Modi also made a ridiculous attempt to link the RSS with India's freedom movement. He cleverly mentioned the fact that Dr Keshav Baliram Hedgewar had gone to jail during the freedom struggle but omitted the crucial fact that his first stint in the jail had happened in 1921-22 when he was associated with the Congress and the RSS was yet to be founded, and during his subsequent arrest in 1930-31 he had made it clear that his participation in the satyagraha was in his individual capacity and not on behalf of the organisation. Among the other well known Hindutva icons of that period, Savarkar is infamous for his mercy petitions and alleged role in the Gandhi assassination plot while Shyama Prasad Mukherjee collaborated with the British colonial rulers during the 1942 Quit India movement.
During the Vajpayee era an attempt was also made to link Vajpayee with the 1942 movement and project him as a hero of 1942 because of his arrest from his ancestral village Bateshwar in Madhya Pradesh and incarceration for twenty-odd days. But when reports indicating his collaboration with the police began to surface, Vajpayee denied any association with the movement and preferred to describe himself as a spectator and not participant, as just part of the crowd. The history of India's freedom movement in every part of the country presents the same picture of RSS aloofness from the movement. It was a well thought out strategy of the RSS to avoid any confrontation with the colonial state and use all its time and energy in building the organisational network and spreading the RSS ideology of Hindu nationalism. But today from the vantage position of state power, the Sangh brigade is busy rewriting history to teleologically bring Hindutva centrestage and push secular nationalism to the margin.
This desperation to win the battle of history is also reflected in the relentless RSS attempt to teleologically isolate and corner Nehru and hijack other major influential icons through selective misappropriation of their messages and historical roles.
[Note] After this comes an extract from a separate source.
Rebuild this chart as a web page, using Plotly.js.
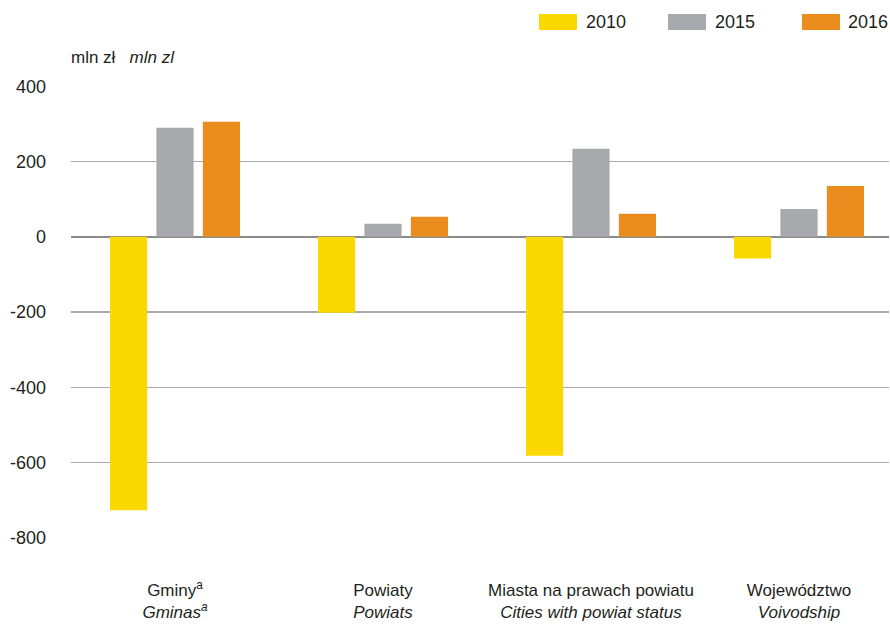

Gandhi and Ambedkar are two most striking targets of this Sangh strategy of misappropriation. We have seen the much attempted use of Gandhi in the recent past as a symbol of 'swachhta' or cleanliness. Now with the Trump tariffs hitting India's foreign trade, there is a renewed attempt to use the Gandhian metaphor of 'swadeshi' and 'swavlamban' - self-sufficiency and self-reliance. While Gandhi's overt use of Hindu religious metaphors makes him an attractive target of acquisition, his relentless invocation of Hindu-Muslim unity and communal harmony as the foundation of India's strength and national unity remains a total anathema to the Sangh's ideological discourse.
More than any other figure of history, the Sangh seems desperate to distort Ambedkar and blunt the edge of his egalitarian appeal and harness the power of the Constitution to subserve the fascist agenda. Former President Ramnath Kovind flaunted his Dalit identity and the legitimacy that comes from having occupied the presidential office to declare RSS compliant with the Ambedkarite ideology. Quoting a Vajpayee speech of 2001, he said that not Manusmriti, but Bhimsmriti, the Constitution, will continue to guide India's journey. He even described the RSS as a Bhimvadi or an Ambedkarite organisation. Ambedkar, who had identified caste as the biggest anti-national obstacle, called for annihilation of caste and described the prospect of Hindu Raj as the greatest ever calamity to befall India, is today being invoked by RSS ideologues as a proponent of social homogeneity and administrative centralisation.
The constitutional safeguards for cultural diversity, federal powers, minority rights and civil liberties are being systematically curtailed and even reversed to rob the Constitution of its egalitarian and libertarian thrust and turn it into a weapon of majoritarian rule, hyper nationalism, over centralisation and invasive surveillance. The empty lip service to Gandhi and Ambedkar, the rewriting of the history of the freedom movement and the constant abuse of the Constitution in the name of its enforcement, is the most sinister move of the Sangh-BJP establishment in the RSS centenary. The organisation which had explicitly rejected the Constitution at the time of its adoption, denounced the tricolour as a bad omen and fomented hate and violence that resulted in the assassination of Gandhi and persecution of Ambedkar, is today busy reconstructing India according to its own ideological imagination. This is perhaps what Modi indicated by quoting Hedgewar, "Take people as they are, shape them into what they should be". If India has to realise the constitutional vision of a sovereign socialist secular democratic republic, we the people of India will have to reclaim the Constitution and the radical inclusive and transformative legacy of the freedom movement and push the RSS back to the periphery where it belonged for much of its century-old existence.